Tendría yo unos ocho años (lo deduzco más por la cronología de los hechos que por mi memoria) cuando aparecieron por el edificio en el que yo vivía en Madrid dos chavales húngaros de edad aproximada a la mía. Con ellos bajaba a jugar a la calle y a intercambiar palabras de nuestras lenguas como otros chicos intercambiaban cromos de futbolistas o bolas de jugar al gua. Creo que ellos aprendieron a hablar español correctamente mientras que yo apenas logré entender dos o tres palabras con las que me lucía en las comidas familiares pero que he olvidado por completo.
No habría vuelto a acordarme de ellos de no ser por las imágenes recientes de la estación de trenes de Budapest atiborrada de emigrantes que huyen de la guerra (las guerras) en oriente medio.
Cómo ellos, los niños húngaros habían huido. En su caso, de la brutal represión que siguió al fracaso de la revolución de otoño de 1956: Un buen día su madre, según contaban en casa, se hartó, cogió una bicicleta, una mochila y a los niños y se fue al bosque a buscar setas. Y así, tras da roda, llegó a la frontera y acabó después por aterrizar en España, en casa de otra húngara, Doña Ilona, no sé si familia o amiga, quien vivía ya en el edificio desde hacía unos años. Pasaron allí un tiempo, se fueron, y no los he vuelto a ver.
Por la improvisación de la que están haciendo gala los gobiernos, se diría que están ante un fenómeno excepcional, que no hubiera pasado antes.

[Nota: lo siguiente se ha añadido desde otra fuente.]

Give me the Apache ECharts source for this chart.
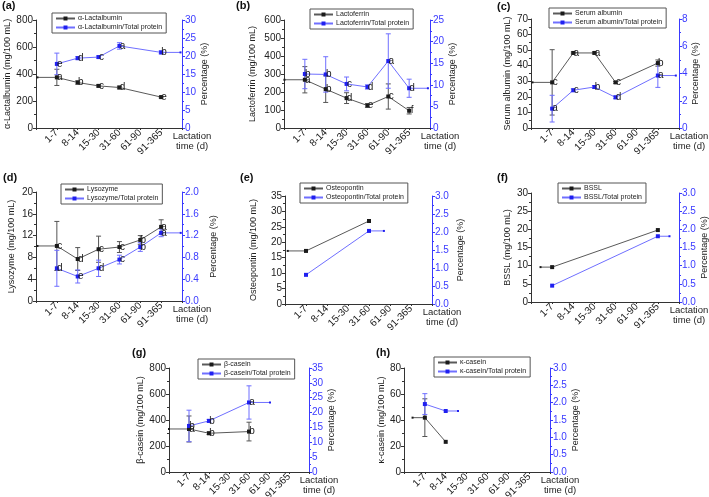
<!DOCTYPE html>
<html><head><meta charset="utf-8">
<script src="https://cdn.jsdelivr.net/npm/echarts@6/dist/echarts.min.js"></script>
<style>html,body{margin:0;padding:0;background:#fff}#c{width:709px;height:497px}</style>
</head><body><div id="c"></div>
<script>
const categories = ["1-7","8-14","15-30","31-60","61-90","91-365"];

// (a) alpha-lactalbumin
const aConc = [375, 337, 312, 300, null, 229];
const aConcErr = [60, 12, 8, 10, null, 6];
const aPct = [17.8, 19.4, 19.7, 22.8, null, 21.0];
const aPctErr = [3.0, 0.4, 0.3, 0.9, null, 0.4];
const aConcLetters = ["a","b","c","d",null,"e"];
const aPctLetters = ["e","d","c","a",null,"b"];
const aConcTicks = [0, 800, 200];
const aPctTicks = [0, 30, 5];
const aExt = [0.93, 0.93];

// (b) lactoferrin
const bConc = [268, 216, 166, 125, 175, 96];
const bConcErr = [73, 74, 30, 10, 70, 18];
const bPct = [12.5, 12.4, 10.2, 9.5, 15.5, 9.2];
const bPctErr = [3.4, 4.1, 1.6, 0.5, 6.3, 2.1];
const bConcLetters = ["a","b","d","e","c","f"];
const bPctLetters = ["b","b","c","d","a","d"];
const bConcTicks = [0, 600, 100];
const bPctTicks = [0, 25, 5];
const bExt = [0.98, 0.9];

// (c) serum albumin
const cConc = [29.3, 48.2, 48.2, 29.3, null, 41.7];
const cConcErr = [21, 0.6, 0.6, 0.6, null, 2];
const cPct = [1.42, 2.77, 3.01, 2.25, null, 3.85];
const cPctErr = [0.98, 0.1, 0.1, 0.1, null, 0.87];
const cConcLetters = ["c","a","a","c",null,"b"];
const cPctLetters = ["a","c","b","d",null,"a"];
const cConcTicks = [0, 70, 10];
const cPctTicks = [0, 8, 2];
const cExt = [0.93, 0.85];

// (d) lysozyme
const dConc = [10.1, 7.7, 9.5, 9.9, 11.2, 13.6];
const dConcErr = [4.5, 2.1, 2.4, 1.0, 0.8, 1.3];
const dPct = [0.6, 0.45, 0.6, 0.76, 0.99, 1.25];
const dPctErr = [0.33, 0.12, 0.15, 0.08, 0.08, 0.07];
const dConcLetters = ["c","d","c","c","b","a"];
const dPctLetters = ["d","e","d","c","b","a"];
const dConcTicks = [0, 20, 4];
const dPctTicks = [0, 2, 0.4];
const dExt = [0.93, 0.94];

// (e) osteopontin
const eConc = [17.2, null, null, 26.9, null, null];
const ePct = [0.81, null, null, 2.03, null, null];
const eConcTicks = [0, 35, 5];
const ePctTicks = [0, 3, 0.5];
const eExt = [0.87, 0.71];

// (f) BSSL
const fConc = [9.6, null, null, null, null, 19.8];
const fPct = [0.45, null, null, null, null, 1.81];
const fConcTicks = [0, 30, 5];
const fPctTicks = [0, 3, 0.5];
const fExt = [0.55, 0.55];

// (g) beta-casein
const gConc = [331, 298, null, 311, null, null];
const gConcErr = [100, 10, null, 72, null, null];
const gPct = [15.5, 17.2, null, 23.4, null, null];
const gPctErr = [5.3, 0.5, null, 5.6, null, null];
const gConcLetters = ["a","b",null,"b",null,null];
const gPctLetters = ["b","b",null,"a",null,null];
const gConcTicks = [0, 800, 200];
const gPctTicks = [0, 35, 5];
const gExt = [1.0, 1.05];

// (h) kappa-casein
const hConc = [41.8, 23.2, null, null, null, null];
const hConcErr = [14.5, 0, null, null, null, null];
const hPct = [1.96, 1.76, null, null, null, null];
const hPctErr = [0.3, 0, null, null, null, null];
const hConcTicks = [0, 80, 20];
const hPctTicks = [0, 3, 0.5];
const hExt = [0.59, 0.59];

const FONT = "'Liberation Sans', Arial, sans-serif";
const BLACK_LINE = '#5a5a5a', BLACK_MK = '#1a1a1a';
const BLUE_LINE = '#6f6fff', BLUE_MK = '#2020f0', BLUE_AX = '#3a3aff';

const panels = [
  {tag:'(a)', tagPos:[2,0], conc:aConc, concErr:aConcErr, pct:aPct, pctErr:aPctErr, cl:aConcLetters, pl:aPctLetters,
   names:['α-Lactalbumin','α-Lactalbumin/Total protein'], yName:'α-Lactalbumin (mg/100 mL)', ct:aConcTicks, pt:aPctTicks, pDec:0, ext:aExt,
   grid:{left:36, top:20, width:146, height:108}, leg:[52,13], lgap:21, rgap:13},
  {tag:'(b)', tagPos:[236,0], conc:bConc, concErr:bConcErr, pct:bPct, pctErr:bPctErr, cl:bConcLetters, pl:bPctLetters,
   names:['Lactoferrin','Lactoferrin/Total protein'], yName:'Lactoferrin (mg/100 mL)', ct:bConcTicks, pt:bPctTicks, pDec:0, ext:bExt,
   grid:{left:284, top:20, width:146, height:108}, leg:[310,9], lgap:27, rgap:14},
  {tag:'(c)', tagPos:[497,1], conc:cConc, concErr:cConcErr, pct:cPct, pctErr:cPctErr, cl:cConcLetters, pl:cPctLetters,
   names:['Serum albumin','Serum albumin/Total protein'], yName:'Serum albumin (mg/100 mL)', ct:cConcTicks, pt:cPctTicks, pDec:0, ext:cExt,
   grid:{left:531, top:19, width:148, height:109}, leg:[549,8], lgap:19, rgap:11},
  {tag:'(d)', tagPos:[3,172], conc:dConc, concErr:dConcErr, pct:dPct, pctErr:dPctErr, cl:dConcLetters, pl:dPctLetters,
   names:['Lysozyme','Lysozyme/Total protein'], yName:'Lysozyme (mg/100 mL)', ct:dConcTicks, pt:dPctTicks, pDec:1, ext:dExt,
   grid:{left:36, top:192, width:146, height:109}, leg:[61,184], lgap:20, rgap:27},
  {tag:'(e)', tagPos:[240,172], conc:eConc, concErr:null, pct:ePct, pctErr:null, cl:null, pl:null,
   names:['Osteopontin','Osteopontin/Total protein'], yName:'Osteopontin (mg/100 mL)', ct:eConcTicks, pt:ePctTicks, pDec:1, ext:eExt,
   grid:{left:285, top:196, width:147, height:108}, leg:[300,183], lgap:27, rgap:24},
  {tag:'(f)', tagPos:[497,172], conc:fConc, concErr:null, pct:fPct, pctErr:null, cl:null, pl:null,
   names:['BSSL','BSSL/Total protein'], yName:'BSSL (mg/100 mL)', ct:fConcTicks, pt:fPctTicks, pDec:1, ext:fExt,
   grid:{left:531, top:193, width:148, height:109}, leg:[558,183], lgap:19, rgap:19},
  {tag:'(g)', tagPos:[132,347], conc:gConc, concErr:gConcErr, pct:gPct, pctErr:gPctErr, cl:gConcLetters, pl:gPctLetters,
   names:['β-casein','β-casein/Total protein'], yName:'β-casein (mg/100 mL)', ct:gConcTicks, pt:gPctTicks, pDec:0, ext:gExt,
   grid:{left:169, top:368, width:140, height:104}, leg:[198,359], lgap:21, rgap:15},
  {tag:'(h)', tagPos:[376,347], conc:hConc, concErr:hConcErr, pct:hPct, pctErr:hPctErr, cl:null, pl:null,
   names:['κ-casein','κ-casein/Total protein'], yName:'κ-casein (mg/100 mL)', ct:hConcTicks, pt:hPctTicks, pDec:1, ext:hExt,
   grid:{left:404, top:368, width:146, height:104}, leg:[434,357], lgap:18, rgap:16}
];

function errRender(params, api) {
  const x = api.value(0), y = api.value(1), e = api.value(2);
  const t = api.coord([x, y + e]), b = api.coord([x, y - e]);
  const w = 2.5;
  const style = {stroke: api.visual('color'), lineWidth: 1};
  return {type: 'group', children: [
    {type: 'line', shape: {x1: t[0], y1: t[1], x2: b[0], y2: b[1]}, style},
    {type: 'line', shape: {x1: t[0] - w, y1: t[1], x2: t[0] + w, y2: t[1]}, style},
    {type: 'line', shape: {x1: b[0] - w, y1: b[1], x2: b[0] + w, y2: b[1]}, style}
  ]};
}

const grids = [], xAxes = [], yAxes = [], series = [], legends = [], graphics = [];

panels.forEach((p, i) => {
  grids.push(Object.assign({outerBoundsMode: 'none', containLabel: false}, p.grid));
  xAxes.push({
    type: 'value', gridIndex: i, min: 0, max: 7, interval: 1,
    axisLine: {show: true, lineStyle: {color: '#333', width: 1}},
    axisTick: {show: true, length: 2, lineStyle: {color: '#333'}},
    splitLine: {show: false},
    axisLabel: {rotate: 45, fontSize: 10, fontFamily: FONT, color: '#222', margin: 3,
      formatter: v => categories[Math.round(v) - 1] || ''}
  });
  yAxes.push({
    type: 'value', gridIndex: i, position: 'left', min: p.ct[0], max: p.ct[1], interval: p.ct[2],
    name: p.yName, nameLocation: 'middle', nameRotate: 90, nameGap: p.lgap,
    nameTextStyle: {fontSize: 9, fontFamily: FONT, color: '#222'},
    axisLine: {show: true, lineStyle: {color: '#333'}},
    axisTick: {show: true, length: 3, lineStyle: {color: '#333'}},
    minorTick: {show: true, splitNumber: 2, length: 2, lineStyle: {color: '#333'}},
    splitLine: {show: false},
    axisLabel: {fontSize: 10, fontFamily: FONT, color: '#222', margin: 3}
  });
  yAxes.push({
    type: 'value', gridIndex: i, position: 'right', min: p.pt[0], max: p.pt[1], interval: p.pt[2],
    name: 'Percentage (%)', nameLocation: 'middle', nameRotate: 90, nameGap: p.rgap,
    nameTextStyle: {fontSize: 9, fontFamily: FONT, color: '#222'},
    axisLine: {show: true, lineStyle: {color: BLUE_AX}},
    axisTick: {show: true, length: 3, lineStyle: {color: BLUE_AX}},
    minorTick: {show: true, splitNumber: 2, length: 2, lineStyle: {color: BLUE_AX}},
    splitLine: {show: false},
    axisLabel: {fontSize: 10, fontFamily: FONT, color: BLUE_AX, margin: 3,
      formatter: v => p.pDec ? v.toFixed(p.pDec) : String(Math.round(v))}
  });

  const concData = [], pctData = [];
  p.conc.forEach((v, k) => {
    if (v == null) return;
    if (!concData.length) concData.push({value: [k + 1 - p.ext[0], v], symbolSize: 2, letter: ''});
    concData.push({value: [k + 1, v], letter: p.cl ? (p.cl[k] || '') : ''});
  });
  let lastK = -1;
  p.pct.forEach((v, k) => {
    if (v == null) return;
    pctData.push({value: [k + 1, v], letter: p.pl ? (p.pl[k] || '') : ''});
    lastK = k;
  });
  pctData.push({value: [lastK + 1 + p.ext[1], p.pct[lastK]], symbolSize: 2, letter: ''});

  const lbl = {show: true, position: 'inside', offset: [3, 0], fontSize: 10, fontFamily: FONT, color: '#222',
    formatter: pr => pr.data.letter || ''};

  series.push({
    name: p.names[0], type: 'line', xAxisIndex: i, yAxisIndex: 2 * i, data: concData,
    symbol: 'rect', symbolSize: 4, itemStyle: {color: BLACK_MK}, lineStyle: {color: BLACK_LINE, width: 1},
    label: lbl, z: 4, animation: false
  });
  series.push({
    name: p.names[1], type: 'line', xAxisIndex: i, yAxisIndex: 2 * i + 1, data: pctData,
    symbol: 'rect', symbolSize: 4, itemStyle: {color: BLUE_MK}, lineStyle: {color: BLUE_LINE, width: 1},
    label: lbl, z: 4, animation: false
  });
  if (p.concErr) {
    const ed = [];
    p.conc.forEach((v, k) => { if (v != null && p.concErr[k]) ed.push([k + 1, v, p.concErr[k]]); });
    series.push({type: 'custom', xAxisIndex: i, yAxisIndex: 2 * i, data: ed, renderItem: errRender,
      itemStyle: {color: '#555'}, z: 3, silent: true, animation: false, clip: false});
  }
  if (p.pctErr) {
    const ed = [];
    p.pct.forEach((v, k) => { if (v != null && p.pctErr[k]) ed.push([k + 1, v, p.pctErr[k]]); });
    series.push({type: 'custom', xAxisIndex: i, yAxisIndex: 2 * i + 1, data: ed, renderItem: errRender,
      itemStyle: {color: BLUE_LINE}, z: 3, silent: true, animation: false, clip: false});
  }

  legends.push({
    left: p.leg[0], top: p.leg[1], orient: 'vertical', data: p.names,
    borderColor: '#555', borderWidth: 1, backgroundColor: '#fff', padding: [2, 4, 2, 3], itemGap: 2,
    itemWidth: 19, itemHeight: 5, selectedMode: false,
    textStyle: {fontSize: 7, fontFamily: FONT, color: '#222', padding: [0, 0, 0, -2]}
  });

  graphics.push({type: 'text', left: p.tagPos[0], top: p.tagPos[1],
    style: {text: p.tag, font: 'bold 11px ' + FONT, fill: '#111'}});
  const gr = p.grid.left + p.grid.width, gb = p.grid.top + p.grid.height;
  graphics.push({type: 'text', x: gr + 10, y: gb + 3,
    style: {text: 'Lactation\ntime (d)', font: '9.5px ' + FONT, fill: '#222',
      align: 'center', textAlign: 'center', verticalAlign: 'top', textVerticalAlign: 'top', lineHeight: 10}});
});

const chart = echarts.init(document.getElementById('c'), null, {renderer: 'canvas'});
chart.setOption({
  backgroundColor: '#fff',
  animation: false,
  grid: grids, xAxis: xAxes, yAxis: yAxes, series: series, legend: legends,
  graphic: {elements: graphics}
});
</script>
</body></html>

Sin embargo yo mismo, a lo largo de mi vida he conocido personalmente, además de a los chicos húngaros, a refugiados de Nicaragua, Chile, Argentina, Sahara, Libano y Palestina. No han sido los únicos casos: Por las noticias he sabido de los éxodos en los Balcanes, de los boatspeople, etc. Y mención aparte merecen las oleadas de inmigrantes venidos de los países del este cuando celebrábamos las caídas de los muros en vez de levantarlos. Muchos países europeos, hoy prósperos, veían hace relativamente poco como sus habitantes tenían que huir literalmente y con grandes riesgos, de la miseria, el fanatismo y la violencia. Parece que se llevaron con ellos toda nuestra dignidad.
Cómo le pasaría a la húngara de la bicicleta, la decisión de emprender viaje no es cosa fácil para un candidato a refugiado, ni siquiera para un emigrante económico: Dejarlo todo, arrostrar peligros y encarar un futuro incierto.Hoy en día, acostumbrados a los viajes de turismo y placer, apenas si nos percatamos de que hay otros viajesen los que la gente huye, enlos que la gente busca, en los que la gente muere: Un paquebote de cruceros puede coincidir con un esquife de fortuna en el Mediterráneo sin siquiera verlo.
Hasta que viene a darnos un aldabonazo ese niño varado en la playa, un pelín cabezón (aún un bebé) y con el culo en pompa. Del que solo la postura poco natural de los brazos nos indica que no está dormido. Para él también, cómo para los niños húngaros, sus padres buscaban un futuro mejor.